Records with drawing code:
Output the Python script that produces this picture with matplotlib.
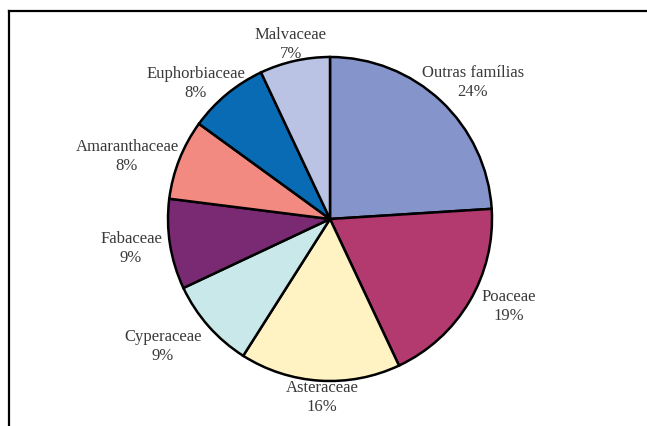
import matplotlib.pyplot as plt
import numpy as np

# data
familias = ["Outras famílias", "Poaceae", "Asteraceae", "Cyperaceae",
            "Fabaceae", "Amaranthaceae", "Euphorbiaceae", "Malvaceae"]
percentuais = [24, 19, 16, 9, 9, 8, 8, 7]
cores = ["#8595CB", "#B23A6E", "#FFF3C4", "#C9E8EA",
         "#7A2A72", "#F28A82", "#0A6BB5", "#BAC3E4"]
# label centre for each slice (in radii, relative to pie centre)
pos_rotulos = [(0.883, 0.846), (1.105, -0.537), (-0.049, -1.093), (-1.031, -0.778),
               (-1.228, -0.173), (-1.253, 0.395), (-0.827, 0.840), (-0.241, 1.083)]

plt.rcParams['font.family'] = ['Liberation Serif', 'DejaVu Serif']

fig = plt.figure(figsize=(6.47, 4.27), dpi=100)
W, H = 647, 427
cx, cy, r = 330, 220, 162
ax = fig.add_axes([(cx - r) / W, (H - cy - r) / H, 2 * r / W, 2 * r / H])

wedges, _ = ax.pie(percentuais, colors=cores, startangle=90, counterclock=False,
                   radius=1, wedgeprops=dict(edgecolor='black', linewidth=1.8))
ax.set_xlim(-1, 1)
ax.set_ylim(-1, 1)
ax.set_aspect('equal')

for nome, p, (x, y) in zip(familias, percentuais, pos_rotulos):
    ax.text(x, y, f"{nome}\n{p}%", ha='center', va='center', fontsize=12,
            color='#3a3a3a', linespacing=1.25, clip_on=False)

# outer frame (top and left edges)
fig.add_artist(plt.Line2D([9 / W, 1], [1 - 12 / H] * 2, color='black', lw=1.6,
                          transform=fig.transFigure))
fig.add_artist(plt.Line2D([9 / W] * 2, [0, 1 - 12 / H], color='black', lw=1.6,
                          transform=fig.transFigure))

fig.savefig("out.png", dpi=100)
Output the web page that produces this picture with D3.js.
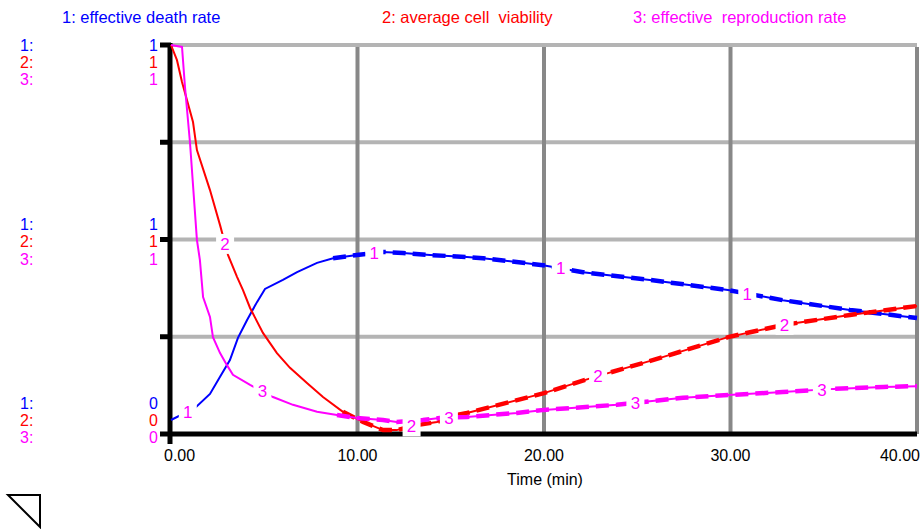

• **Direction**
Output exactly the span of lines from the top of the listing through the line holding "import numpy as np", and leave every picture out.

• **Worked solution**
Output the Python script that produces this picture with matplotlib.
import matplotlib.pyplot as plt
import numpy as np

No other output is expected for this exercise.